Some of the photographs seem largely formal in intent, such as
Carly TV, Pink Cartoon (2000), in which pink-faced Grandpa from
the children’s show “Hey Arnold” looks companionably at Carly, who
wears an equally pink wig. The calligraphic nature of Carly’s pose
(the manner in which it is flattened in space) rhymes with the manner
in which the cartoon character was drawn. In contrast, Carly
TV, Blonde Parton (2000) seems intent on evoking a particular
mood. Here, Carly, wearing a wig of long, wavy blonde hair that
evokes the country western singing star of the title, lies with her
face pressed to the Berber carpet. She exudes a quietude and
sense of loneliness that mimic those of the woman in the detail of
the Hopper painting behind her, the raking light in the photograph
also echoing that found in the painting.

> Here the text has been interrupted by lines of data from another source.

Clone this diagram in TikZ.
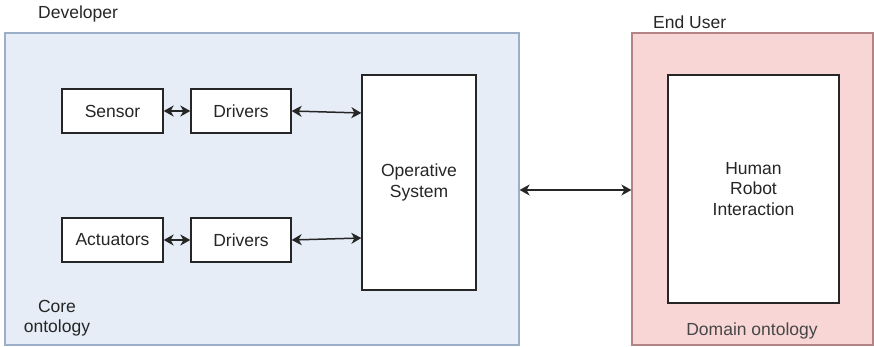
\documentclass[tikz,border=0pt]{standalone}
\usepackage{fontspec}
\setmainfont{Liberation Sans}
\usetikzlibrary{arrows.meta}
\definecolor{corefill}{HTML}{E6EDF7}
\definecolor{coreline}{HTML}{9DAFC8}
\definecolor{domfill}{HTML}{F9D6D6}
\definecolor{domline}{HTML}{B48484}
\definecolor{ink}{HTML}{262626}
\tikzset{
  base/.style={font=\fontsize{17.5}{20.5}\selectfont, text=ink},
  region/.style={draw, line width=1.2pt, inner sep=0pt},
  block/.style={base, draw=ink, fill=white, line width=1.3pt, inner sep=0pt, align=center},
  label/.style={base, inner sep=0pt, align=center},
  link/.style={draw=ink, line width=1.5pt, {Stealth[length=10pt,width=11pt,inset=3pt]}-{Stealth[length=10pt,width=11pt,inset=3pt]}},
}
\begin{document}
\begin{tikzpicture}[x=1pt,y=-1pt]
\useasboundingbox (0,0) rectangle (874,347);
% ontology regions
\node[region, draw=coreline, fill=corefill, minimum width=514pt, minimum height=312pt] (core) at (262,189) {};
\node[region, draw=domline, fill=domfill, minimum width=241pt, minimum height=312pt] (domain) at (752.5,189) {};
% region titles
\node[label, anchor=west] (dev) at (38,14) {Developer};
\node[label, anchor=west] (enduser) at (653,22) {End User};
\node[label] (coreont) at (57,318) {Core\\ontology};
\node[label, text=ink!85] (domont) at (752,331) {Domain ontology};
% core blocks
\node[block, minimum width=101pt, minimum height=44pt] (sensor) at (112.5,111) {Sensor};
\node[block, minimum width=100pt, minimum height=44pt] (drv1) at (241,111) {Drivers};
\node[block, minimum width=101pt, minimum height=44pt] (act) at (112.5,240) {Actuators};
\node[block, minimum width=100pt, minimum height=44pt] (drv2) at (241,240) {Drivers};
\node[block, minimum width=114pt, minimum height=215pt] (os) at (419,182.5) {Operative\\System};
% domain block
\node[block, minimum width=171pt, minimum height=228pt] (hri) at (753.5,189) {Human\\Robot\\Interaction};
% connectors
\draw[link] (sensor.east) -- (drv1.west);
\draw[link] (act.east) -- (drv2.west);
\draw[link] (drv1.east) -- (os.west |- 0,113);
\draw[link] (drv2.east) -- (os.west |- 0,238);
\draw[link] (core.east |- 0,190) -- (domain.west |- 0,190);
\end{tikzpicture}
\end{document}
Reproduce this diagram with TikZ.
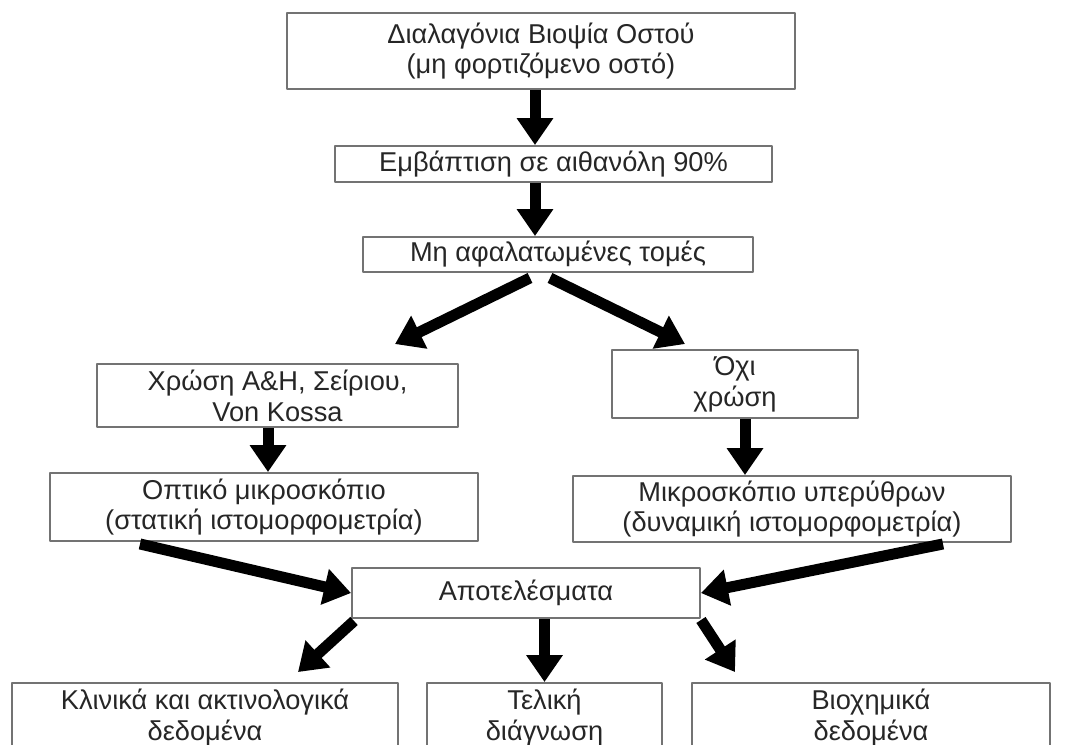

In Carly TV, Marat (2000-
01), the image of Bishop Good’s face is eerily superimposed on
that of the French Revolutionary Jean-Paul Marat from Jacques
Louis David’s famous portrait of 1793. Carly, reclining on the floor
in a rectangular swath of light, peers out from below a voluminous
blonde wig, the shape and tones of her image rhyming with those
seen on the television screen. Both the Marat/Bishop Good character
and Carly stare directly out at the viewer, as if to dare interpretation.
What is the link between them? What meaning can be found?
Is Carly a femme fatale in the making (Charlotte Corday having
been Marat’s downfall)?
Although it embraces a wider range of narrative possibility and
mood, the “Carly TV Series” finds a precedent in a series of smallscale,
black-and-white photographs taken by the American photographer
Lee Friedlander (b.1934) in the 1960s. Although unfamiliar
to Bishop Good at the time she began her series (they were called
to her attention shortly thereafter), Friedlander’s photographs show
televisions playing in vacant motel rooms and living rooms, testifying
to the life of a peripatetic photographer who often finds himself in
impersonal surroundings. Faces, often of well-known people,
appear on the TV screens. Although the photographs are generally
without incident, in Aloha, Washington (1967), the image of Lyndon
Baines Johnson framed by the television engages in a dialogue with
family photographs perched on the cabinet above, one of them
being of a smiling young girl. This image suggests the potential for
playing a major political figure against the experience of a young
girl, anticipating by some thirty years Bishop Good’s photographs.
By coincidence, in a few works in the “Carly TV Series,” a framed
photograph of Carly that Bishop Good took many years before
rests upon the television. The juxtaposition of Carly with her
younger self embraces the concept of passing time and highlights
the intimacy and emotional resonance of Bishop Good’s work as
against Friedlander’s purposeful sterility.
In a number of the “Carly TV” photographs, as in Carly TV, Plaid
Shadow (2000), the scantily clad Carly wears a seemingly “come
hither” look while appearing in what may be considered a provocative
pose, raising the issue of childhood sexuality. A focus on adolescence
and particularly on the developing sexuality of young girls
has been widely seen in contemporary photography, as found in
Anna Gaskell’s elaborately staged and often implicitly violent storybook
scenarios, Justine Kurland’s photographs of packs of
girls/women in natural surroundings, Hellen van Meene’s lush, intimate,
and often disquieting portraits, and Sally Mann’s nude family
photographs and images of twelve-year-old girls, to name just a
few examples. Although Carly’s awareness of herself as a sexual
being emerges in some of Bishop Good’s later works, the “Carly TV
Series” was executed when Carly was quite young. She was a
serenely innocent, physical being whose posing and playacting produced
a few sexually ambiguous images. That Bishop Good chose
to subtly exploit these images may be understood to correspond
to recent trends.
Yet another contemporary parallel to Bishop Good’s work with
Carly is found in Roni Horn’s installation piece, This is Me, This is
You (1999-2000), which is composed of photographs of Horn’s
niece, Georgia Loy, between the ages of eight and ten years old.
The piece consists of two grids made up of cropped, closeup views
of Georgia’s face, which changes expression from frame to frame,
offering an extreme contrast to the evocative, quasi-narrative
images of a blank-faced Carly.
To produce the last works in the “Carly TV Series,” Bishop Good
rented a largely white-on-white hotel room in Hollywood, Florida, in
which to take photographs of Carly and a few friends playing dress-up
in the proximity of a television screen. The light-filled nature of the
space offers a strong contrast to the darkness and shadow of the
Pennsylvania living room and, as if in response to the brighter
palette, the content seems more transparent as well, each of the
works seeming to offer an unambiguous commentary on the roles
assigned to women in contemporary societies. In one, Carly sits on
the floor trying to fasten the buckle on a woman’s heeled shoe,
while the image of the Ayatollah Khomeini looms on the television
in the background, leading the viewer to reflect on the position of
women and young girls in restrictive Muslim countries. In another,
Carly and two other girls pause to look at the distraught face of a
woman on the television screen, raising the question of female role
models and of the path to womanhood that lies before them.